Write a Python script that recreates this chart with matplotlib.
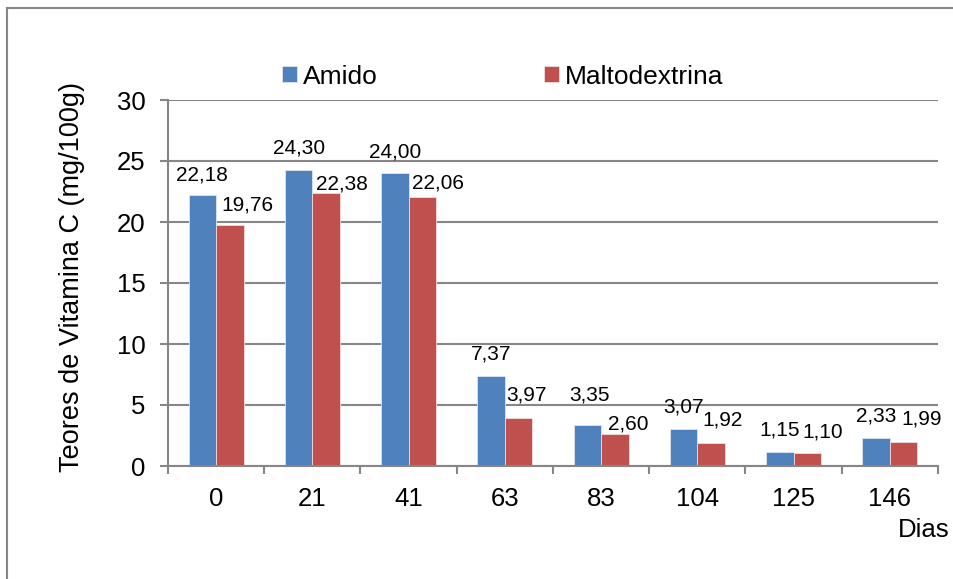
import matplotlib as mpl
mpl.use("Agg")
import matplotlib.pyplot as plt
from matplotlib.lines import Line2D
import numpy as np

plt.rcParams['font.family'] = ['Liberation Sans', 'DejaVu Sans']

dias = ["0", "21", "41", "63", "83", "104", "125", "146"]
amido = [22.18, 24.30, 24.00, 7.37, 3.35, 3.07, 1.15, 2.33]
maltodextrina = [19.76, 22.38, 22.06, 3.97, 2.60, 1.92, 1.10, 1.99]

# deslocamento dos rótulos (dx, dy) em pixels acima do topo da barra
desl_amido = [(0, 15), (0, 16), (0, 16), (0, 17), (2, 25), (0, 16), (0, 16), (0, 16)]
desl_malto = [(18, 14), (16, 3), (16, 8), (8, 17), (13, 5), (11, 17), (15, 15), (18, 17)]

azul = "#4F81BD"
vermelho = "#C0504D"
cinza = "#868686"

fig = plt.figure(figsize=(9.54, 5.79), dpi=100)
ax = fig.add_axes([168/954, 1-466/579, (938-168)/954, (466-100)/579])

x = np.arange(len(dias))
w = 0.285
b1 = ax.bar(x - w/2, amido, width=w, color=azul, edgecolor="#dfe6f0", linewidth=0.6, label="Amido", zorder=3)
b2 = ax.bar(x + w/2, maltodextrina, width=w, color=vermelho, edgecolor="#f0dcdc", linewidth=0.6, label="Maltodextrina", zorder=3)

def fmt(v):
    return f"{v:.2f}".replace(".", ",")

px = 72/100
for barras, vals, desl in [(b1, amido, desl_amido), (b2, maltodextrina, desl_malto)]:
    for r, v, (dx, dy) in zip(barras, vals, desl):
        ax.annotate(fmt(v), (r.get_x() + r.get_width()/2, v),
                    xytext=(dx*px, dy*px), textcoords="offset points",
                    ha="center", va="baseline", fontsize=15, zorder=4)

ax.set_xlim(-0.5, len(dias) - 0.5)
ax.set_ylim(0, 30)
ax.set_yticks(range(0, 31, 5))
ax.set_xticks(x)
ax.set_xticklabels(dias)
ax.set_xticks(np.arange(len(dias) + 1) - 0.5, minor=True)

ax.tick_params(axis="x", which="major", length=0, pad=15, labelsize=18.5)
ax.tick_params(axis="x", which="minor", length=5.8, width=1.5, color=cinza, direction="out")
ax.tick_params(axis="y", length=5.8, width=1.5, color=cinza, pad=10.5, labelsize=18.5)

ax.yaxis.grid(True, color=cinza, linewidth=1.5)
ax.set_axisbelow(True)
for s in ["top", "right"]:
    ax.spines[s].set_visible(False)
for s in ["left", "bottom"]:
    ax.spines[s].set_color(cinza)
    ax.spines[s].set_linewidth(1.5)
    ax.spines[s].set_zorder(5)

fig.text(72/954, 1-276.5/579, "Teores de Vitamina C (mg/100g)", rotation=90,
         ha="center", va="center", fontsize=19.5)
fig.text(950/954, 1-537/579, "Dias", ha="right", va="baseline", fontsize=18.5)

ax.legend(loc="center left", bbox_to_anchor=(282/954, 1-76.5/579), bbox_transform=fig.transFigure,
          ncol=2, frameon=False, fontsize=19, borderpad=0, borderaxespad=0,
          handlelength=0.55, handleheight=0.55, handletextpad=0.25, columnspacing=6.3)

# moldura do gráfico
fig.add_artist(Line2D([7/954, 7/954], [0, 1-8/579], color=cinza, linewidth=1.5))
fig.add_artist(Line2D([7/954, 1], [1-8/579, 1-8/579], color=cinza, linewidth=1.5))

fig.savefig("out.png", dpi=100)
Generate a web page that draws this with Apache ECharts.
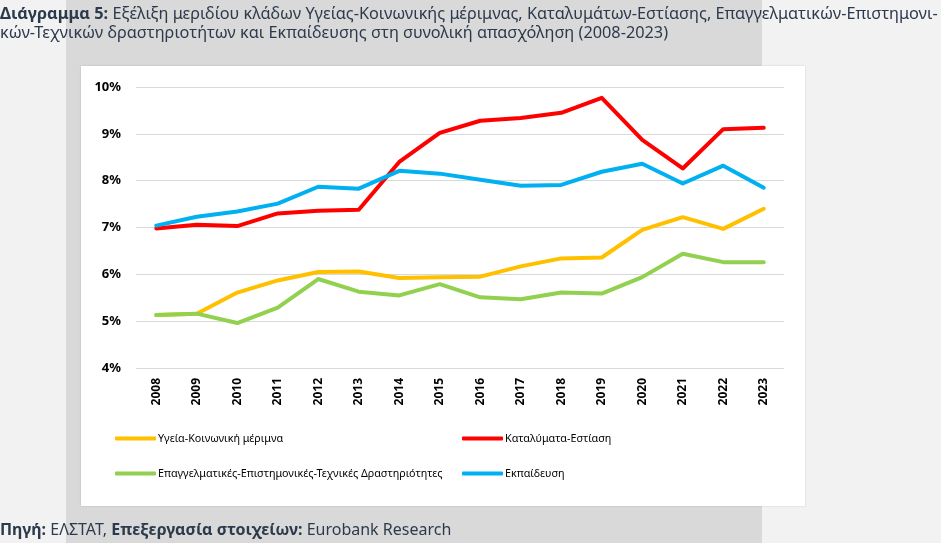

━━━━━━━━━━

=== REQUEST ===
Leave out the pictures, then repeat the listing above exactly from its first line to the line with "1.92, 1.10, 1.99]", inclusive.

=== RESULT FOR THIS TASK ===
Write a Python script that recreates this chart with matplotlib.
import matplotlib as mpl
mpl.use("Agg")
import matplotlib.pyplot as plt
from matplotlib.lines import Line2D
import numpy as np

plt.rcParams['font.family'] = ['Liberation Sans', 'DejaVu Sans']

dias = ["0", "21", "41", "63", "83", "104", "125", "146"]
amido = [22.18, 24.30, 24.00, 7.37, 3.35, 3.07, 1.15, 2.33]
maltodextrina = [19.76, 22.38, 22.06, 3.97, 2.60, 1.92, 1.10, 1.99]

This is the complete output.